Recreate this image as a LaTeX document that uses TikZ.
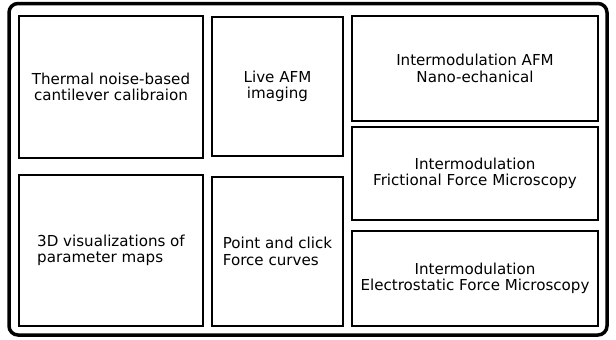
\documentclass[tikz,border=0pt]{standalone}
\usepackage{fontspec}
\setmainfont{DejaVu Sans}
\usepackage{tikz}
\usetikzlibrary{positioning}
\tikzset{
    panel/.style={
        rectangle, draw=black, line width=1.8pt, inner sep=0pt,
        align=center, font=\fontsize{15.1}{16.5}\selectfont
    },
    panel_left/.style={
        panel, align=left
    },
    outer_frame/.style={
        draw=black, line width=3.5pt, rounded corners=9pt
    }
}

\begin{document}
\begin{tikzpicture}[x=1pt, y=-1pt]
    \useasboundingbox (0, 0) rectangle (616, 340);
    \draw[outer_frame] (9, 3.5) rectangle (607, 335);

    \node[panel, minimum width=184pt, minimum height=142pt] (thermal) at (111, 87) {Thermal noise-based\\cantilever calibraion};
    \node[panel, minimum width=131pt, minimum height=139pt] (live) at (277.5, 86.5) {Live AFM\\imaging};
    \node[panel, minimum width=246pt, minimum height=105pt] (nano) at (475, 68.5) {Intermodulation AFM\\Nano-echanical};
    \node[panel, minimum width=246pt, minimum height=93pt] (friction) at (475, 173.5) {Intermodulation\\Frictional Force Microscopy};
    \node[panel, minimum width=246pt, minimum height=95pt] (electro) at (475, 278.5) {Intermodulation\\Electrostatic Force Microscopy};
    \node[panel_left, minimum width=184pt, minimum height=151pt] (maps) at (111, 250.5) {3D visualizations of\\parameter maps};
    \node[panel_left, minimum width=131pt, minimum height=149pt] (curves) at (277.5, 251.5) {Point and click\\Force curves};
\end{tikzpicture}
\end{document}
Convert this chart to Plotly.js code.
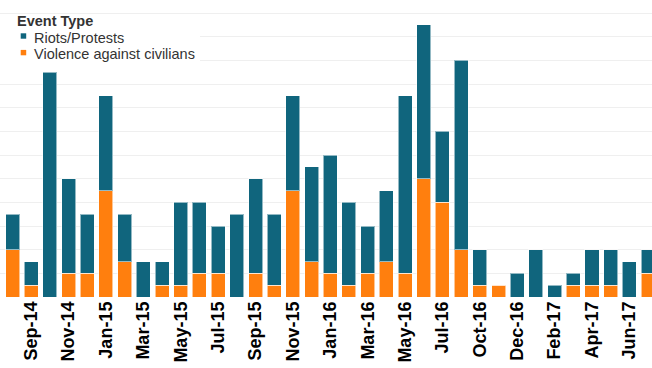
<!DOCTYPE html>
<html>
<head>
<meta charset="utf-8">
<script src="https://cdn.plot.ly/plotly-3.0.1.min.js"></script>
<style>html,body{margin:0;padding:0;background:#fff;}#chart{width:652px;height:368px;}</style>
</head>
<body>
<div id="chart"></div>
<script>
// Months (categories); one month between Jul-16 and Oct-16 is absent in the source
var months = ["Aug-14","Sep-14","Oct-14","Nov-14","Dec-14","Jan-15","Feb-15","Mar-15","Apr-15","May-15","Jun-15","Jul-15",
              "Aug-15","Sep-15","Oct-15","Nov-15","Dec-15","Jan-16","Feb-16","Mar-16","Apr-16","May-16","Jun-16","Jul-16",
              "Aug-16","Oct-16","Nov-16","Dec-16","Jan-17","Feb-17","Mar-17","Apr-17","May-17","Jun-17","Jul-17"];
var violence = [4,1,0,2,2,9,3,0,1,1,2,2, 0,2,1,9,3,2,1,2,3,2,10,8, 4,1,1,0,0,0,1,1,1,0,2];
var riots    = [3,2,19,8,5,8,4,3,2,7,6,4, 7,8,6,8,8,10,7,4,6,15,13,6, 16,3,0,2,4,1,1,3,3,3,2];
var tickLabels = ["Sep-14","Nov-14","Jan-15","Mar-15","May-15","Jul-15","Sep-15","Nov-15","Jan-16","Mar-16",
                  "May-16","Jul-16","Oct-16","Dec-16","Feb-17","Apr-17","Jun-17"];
var seriesNames = ["Riots/Protests","Violence against civilians"];
var legendTitle = "Event Type";

var teal = "#10657d", orange = "#ff7f0e";
var lineStyle = {color: "rgba(255,255,255,0.55)", width: 1};

var traces = [
  {type: "bar", name: seriesNames[1], x: months, y: violence, marker: {color: orange, line: lineStyle}, showlegend: false},
  {type: "bar", name: seriesNames[0], x: months, y: riots, marker: {color: teal, line: lineStyle}, showlegend: false}
];

var H = 297; // plot-area height in px (for paper-coordinate legend placement)
function py(p){ return (H - p) / H; }
function px(p){ return p / 652; }

var layout = {
  width: 652, height: 368,
  margin: {l: 0, r: 0, t: 0, b: 71, pad: 0},
  paper_bgcolor: "#fff", plot_bgcolor: "#fff",
  barmode: "stack", bargap: 0.25,
  showlegend: false, hovermode: false,
  font: {family: "Liberation Sans, Arial, sans-serif"},
  xaxis: {
    type: "category", range: [-0.669, 34.21],
    tickmode: "array", tickvals: tickLabels, ticktext: tickLabels,
    tickangle: -90, ticks: "", showgrid: false, zeroline: false, showline: false,
    tickfont: {size: 18, color: "#000", weight: "bold", family: "Liberation Sans, Arial, sans-serif"}
  },
  yaxis: {
    range: [0, 25.1], dtick: 2, showticklabels: false, ticks: "",
    showgrid: true, gridcolor: "#efefef", gridwidth: 1, zeroline: false, showline: false
  },
  shapes: [
    {type: "rect", xref: "paper", yref: "paper", x0: 0, x1: px(200), y0: py(66), y1: py(15),
     fillcolor: "#fff", line: {width: 0}, layer: "above"},
    {type: "rect", xref: "paper", yref: "paper", x0: px(20.7), x1: px(26.2), y0: py(38.7), y1: py(33.3),
     fillcolor: teal, line: {width: 0}, layer: "above"},
    {type: "rect", xref: "paper", yref: "paper", x0: px(20.7), x1: px(26.2), y0: py(55.3), y1: py(49.9),
     fillcolor: orange, line: {width: 0}, layer: "above"}
  ],
  annotations: [
    {xref: "paper", yref: "paper", x: px(15), y: py(21), xanchor: "left", yanchor: "middle", showarrow: false,
     text: "<b>" + legendTitle + "</b>", font: {size: 14.5, color: "#333"}},
    {xref: "paper", yref: "paper", x: px(31.7), y: py(37.5), xanchor: "left", yanchor: "middle", showarrow: false,
     text: seriesNames[0], font: {size: 14.5, color: "#333"}},
    {xref: "paper", yref: "paper", x: px(31.7), y: py(54), xanchor: "left", yanchor: "middle", showarrow: false,
     text: seriesNames[1], font: {size: 14.5, color: "#333"}}
  ]
};

Plotly.newPlot("chart", traces, layout, {displayModeBar: false, staticPlot: true});
</script>
</body>
</html>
__________________________________________________
■ **Problem description**: Your answer should be only the number of lines that hold the word "this".

■ **Result below**: 2